Although President Truman, who appointed McCabe, has done plenty of talking about raising taxes, the FRB chairman's remedy was just the opposite. The big trouble now, said Tom McCabe, was that there was a great shortage of risk capital, although "such risk taking has long been an American tradition." Businessmen either did not have the cash or found investment too risky in the face of high taxes. The thing to do, he said, was to ease taxes on business and businessmen. McCabe recommended that Congress study the entire tax structure, and consider such changes as:
P:Reducing income taxes, particularly in the upper brackets, to make cash available for investment.
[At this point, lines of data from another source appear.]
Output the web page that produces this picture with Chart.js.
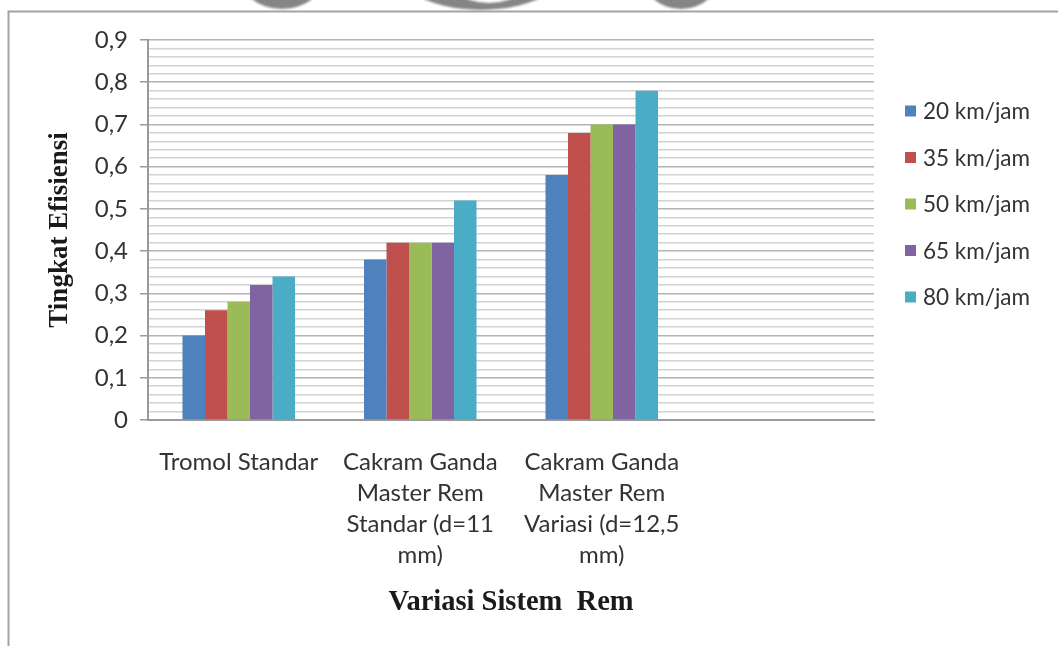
<!DOCTYPE html>
<html>
<head>
<meta charset="utf-8">
<script src="https://cdn.jsdelivr.net/npm/chart.js@4.4.1/dist/chart.umd.min.js"></script>
<style>
  html, body { margin: 0; padding: 0; background: #ffffff; }
  canvas { display: block; }
</style>
</head>
<body>
<canvas id="chart" width="1058" height="646"></canvas>
<script>
// Brake system variants (the last slot is left empty on purpose)
const categories = [
  ['Tromol Standar'],
  ['Cakram Ganda', 'Master Rem', 'Standar (d=11', 'mm)'],
  ['Cakram Ganda', 'Master Rem', 'Variasi (d=12,5', 'mm)'],
  ''
];

// Efficiency per speed
const speedLabels = ['20 km/jam', '35 km/jam', '50 km/jam', '65 km/jam', '80 km/jam'];
const eff20 = [0.20, 0.38, 0.58];
const eff35 = [0.26, 0.42, 0.68];
const eff50 = [0.28, 0.42, 0.70];
const eff65 = [0.32, 0.42, 0.70];
const eff80 = [0.34, 0.52, 0.78];

// Value axis labels (major steps of 0.1, minor grid every 0.02)
const yTickLabels = ['0', '0,1', '0,2', '0,3', '0,4', '0,5', '0,6', '0,7', '0,8', '0,9'];

const seriesColors = ['#4F81BD', '#C0504D', '#9BBB59', '#8064A2', '#4BACC6'];
const seriesValues = [eff20, eff35, eff50, eff65, eff80];

const textColor = '#333333';
const sansFamily = 'Lato, "Open Sans", sans-serif';
const serifFamily = '"Liberation Serif", "DejaVu Serif", serif';

function isMajor(value) {
  return Math.round(value * 50) % 5 === 0;
}

// Page frame and the grey shapes peeking in at the top edge
const framePlugin = {
  id: 'frame',
  beforeDraw(chart) {
    const ctx = chart.ctx;
    ctx.save();
    ctx.fillStyle = '#ffffff';
    ctx.fillRect(0, 0, chart.width, chart.height);

    ctx.filter = 'blur(1px)';
    ctx.fillStyle = '#858585';
    ctx.beginPath();
    ctx.ellipse(282, -28, 44, 37, 0, 0, Math.PI * 2);
    ctx.fill();
    ctx.beginPath();
    ctx.ellipse(481, -50, 99, 60, 0, 0, Math.PI * 2);
    ctx.fill();
    ctx.fillStyle = '#ffffff';
    ctx.beginPath();
    ctx.ellipse(489, -40, 52, 43, 0, 0, Math.PI * 2);
    ctx.fill();
    ctx.fillStyle = '#858585';
    ctx.beginPath();
    ctx.ellipse(681, -28, 40, 37, 0, 0, Math.PI * 2);
    ctx.fill();
    ctx.filter = 'none';

    ctx.fillStyle = '#ffffff';
    ctx.fillRect(0, 11, chart.width, chart.height);
    ctx.strokeStyle = '#a3a3a3';
    ctx.lineWidth = 2;
    ctx.beginPath();
    ctx.moveTo(8.5, chart.height + 2);
    ctx.lineTo(8.5, 11.5);
    ctx.lineTo(chart.width + 2, 11.5);
    ctx.stroke();
    ctx.restore();
  }
};

// Vertical legend on the right of the plot
const sideLegendPlugin = {
  id: 'sideLegend',
  afterDraw(chart) {
    const ctx = chart.ctx;
    const x0 = chart.chartArea.right + 31;
    const y0 = 111;
    const step = 46.5;
    ctx.save();
    ctx.font = '22.5px ' + sansFamily;
    ctx.textBaseline = 'middle';
    ctx.textAlign = 'left';
    chart.data.datasets.forEach((ds, i) => {
      const y = y0 + i * step;
      ctx.fillStyle = ds.backgroundColor;
      ctx.fillRect(x0, y - 5.5, 11, 11);
      ctx.fillStyle = textColor;
      ctx.fillText(ds.label, x0 + 18, y + 1);
    });
    ctx.restore();
  }
};

new Chart(document.getElementById('chart'), {
  type: 'bar',
  data: {
    labels: categories,
    datasets: speedLabels.map((label, i) => ({
      label: label,
      data: seriesValues[i],
      backgroundColor: seriesColors[i],
      borderWidth: 0,
      categoryPercentage: 0.62,
      barPercentage: 1.0
    }))
  },
  options: {
    responsive: false,
    animation: false,
    layout: { padding: { left: 0, right: 184, top: 40, bottom: 0 } },
    plugins: {
      legend: { display: false },
      tooltip: { enabled: false }
    },
    scales: {
      x: {
        afterFit(scale) { scale.height = 226; },
        grid: { display: false, drawTicks: false },
        border: { display: true, color: '#9a9a9a', width: 2 },
        ticks: {
          color: textColor,
          font: { family: sansFamily, size: 24, lineHeight: 31 / 24 },
          padding: 27,
          maxRotation: 0,
          autoSkip: false
        },
        title: {
          display: true,
          text: 'Variasi Sistem  Rem',
          color: '#1a1a1a',
          font: { family: serifFamily, size: 28.5, weight: 'bold' },
          padding: { top: 0, bottom: 26 }
        }
      },
      y: {
        min: 0,
        max: 0.9,
        afterFit(scale) { scale.width = 148; },
        grid: {
          color: (c) => (c.tick && isMajor(c.tick.value)) ? '#b4b4b4' : '#d2d2d2',
          lineWidth: 1.5,
          tickColor: (c) => (c.tick && isMajor(c.tick.value)) ? '#9a9a9a' : 'rgba(0,0,0,0)',
          tickLength: 8,
          drawTicks: true
        },
        border: { display: true, color: '#9a9a9a', width: 2 },
        ticks: {
          stepSize: 0.02,
          autoSkip: false,
          color: textColor,
          padding: 12,
          font: { family: sansFamily, size: 24 },
          callback: (value) => {
            const k = Math.round(value * 50);
            return k % 5 === 0 ? yTickLabels[k / 5] : '';
          }
        },
        title: {
          display: true,
          text: 'Tingkat Efisiensi',
          color: '#1a1a1a',
          font: { family: serifFamily, size: 27, weight: 'bold' },
          padding: { top: 44, bottom: 0 }
        }
      }
    }
  },
  plugins: [framePlugin, sideLegendPlugin]
});
</script>
</body>
</html>
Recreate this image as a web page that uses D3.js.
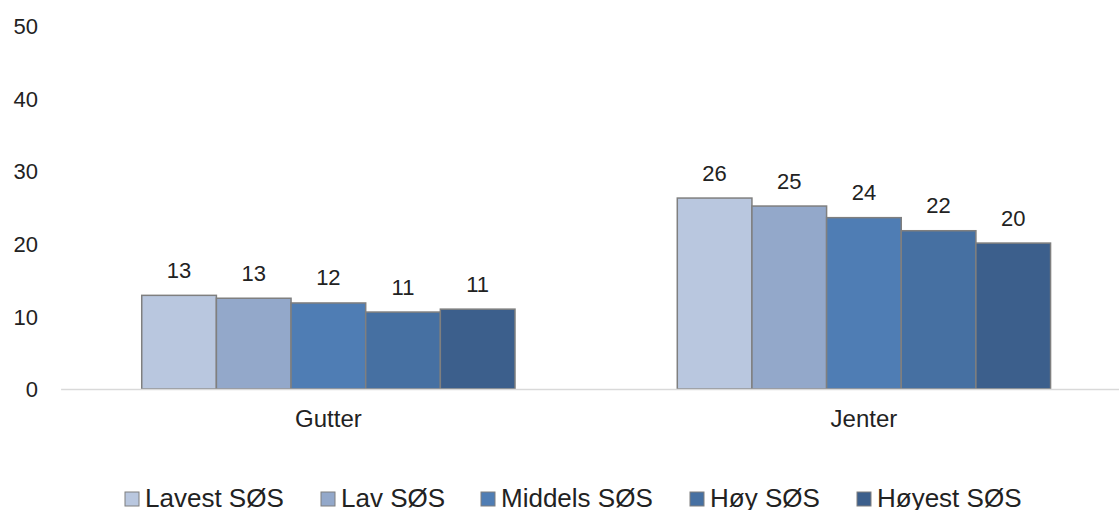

P:Eliminating double taxation of dividends (they are now first taxed as company earnings, then as personal income).
P:Revising the tax exemption on local government securities, thus removing some of the benefits of buying municipal bonds instead of corporation stocks.
P:Liberalizing the "carry-back" and "carry-forward" tax provisions which enable businessmen to cut their business losses.
P:Allowing businessmen to speed up amortization, for tax purposes, of new plants and equipment, thus encouraging them to expand.
P:Revising, and perhaps liberalizing, the capital gains and losses regulations.
P:Liberalizing the restrictions now barring insurance companies from investing in common stocks.
If these changes were made, McCabe thought that business could step up expansion. Said he: "I am a confirmed optimist regarding the future of America. I firmly believe that the basic characteristics of our economy are expansion and growth. Economic expansion today presents a strikingly different challenge from that of a hundred years ago. Then, the frontier development was the opening up of our great Western resources. The geographic frontier is gone, but we still have a frontier of development. That frontier is technology."